[Start]
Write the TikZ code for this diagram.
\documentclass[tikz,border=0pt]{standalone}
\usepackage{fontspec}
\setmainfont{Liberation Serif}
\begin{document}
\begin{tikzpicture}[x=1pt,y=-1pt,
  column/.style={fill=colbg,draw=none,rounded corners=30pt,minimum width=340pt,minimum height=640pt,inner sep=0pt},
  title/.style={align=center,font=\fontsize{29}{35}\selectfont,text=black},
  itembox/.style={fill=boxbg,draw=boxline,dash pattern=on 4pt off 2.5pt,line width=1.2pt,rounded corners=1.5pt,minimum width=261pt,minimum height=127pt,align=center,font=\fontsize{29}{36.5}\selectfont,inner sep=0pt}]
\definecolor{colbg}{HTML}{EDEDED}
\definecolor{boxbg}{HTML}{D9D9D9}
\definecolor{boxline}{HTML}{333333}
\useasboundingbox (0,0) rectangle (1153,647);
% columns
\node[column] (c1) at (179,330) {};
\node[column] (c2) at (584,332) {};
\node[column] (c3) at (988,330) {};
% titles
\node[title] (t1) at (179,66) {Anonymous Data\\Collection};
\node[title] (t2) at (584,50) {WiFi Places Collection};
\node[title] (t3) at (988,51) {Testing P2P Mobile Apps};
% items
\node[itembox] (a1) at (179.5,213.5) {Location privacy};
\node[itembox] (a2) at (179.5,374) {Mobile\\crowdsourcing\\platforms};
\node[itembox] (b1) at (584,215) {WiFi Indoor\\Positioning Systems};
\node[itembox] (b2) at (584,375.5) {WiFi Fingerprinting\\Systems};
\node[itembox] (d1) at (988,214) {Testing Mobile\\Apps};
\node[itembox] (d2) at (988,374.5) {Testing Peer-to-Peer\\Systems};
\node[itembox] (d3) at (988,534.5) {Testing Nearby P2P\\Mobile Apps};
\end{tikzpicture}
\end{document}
[End]
**WHAT YOU WILL DO**
Print all of the data exactly as it was given.

**EXERCISE RESULT**
Write the TikZ code for this diagram.
\documentclass[tikz,border=0pt]{standalone}
\usepackage{fontspec}
\setmainfont{Liberation Serif}
\begin{document}
\begin{tikzpicture}[x=1pt,y=-1pt,
  column/.style={fill=colbg,draw=none,rounded corners=30pt,minimum width=340pt,minimum height=640pt,inner sep=0pt},
  title/.style={align=center,font=\fontsize{29}{35}\selectfont,text=black},
  itembox/.style={fill=boxbg,draw=boxline,dash pattern=on 4pt off 2.5pt,line width=1.2pt,rounded corners=1.5pt,minimum width=261pt,minimum height=127pt,align=center,font=\fontsize{29}{36.5}\selectfont,inner sep=0pt}]
\definecolor{colbg}{HTML}{EDEDED}
\definecolor{boxbg}{HTML}{D9D9D9}
\definecolor{boxline}{HTML}{333333}
\useasboundingbox (0,0) rectangle (1153,647);
% columns
\node[column] (c1) at (179,330) {};
\node[column] (c2) at (584,332) {};
\node[column] (c3) at (988,330) {};
% titles
\node[title] (t1) at (179,66) {Anonymous Data\\Collection};
\node[title] (t2) at (584,50) {WiFi Places Collection};
\node[title] (t3) at (988,51) {Testing P2P Mobile Apps};
% items
\node[itembox] (a1) at (179.5,213.5) {Location privacy};
\node[itembox] (a2) at (179.5,374) {Mobile\\crowdsourcing\\platforms};
\node[itembox] (b1) at (584,215) {WiFi Indoor\\Positioning Systems};
\node[itembox] (b2) at (584,375.5) {WiFi Fingerprinting\\Systems};
\node[itembox] (d1) at (988,214) {Testing Mobile\\Apps};
\node[itembox] (d2) at (988,374.5) {Testing Peer-to-Peer\\Systems};
\node[itembox] (d3) at (988,534.5) {Testing Nearby P2P\\Mobile Apps};
\end{tikzpicture}
\end{document}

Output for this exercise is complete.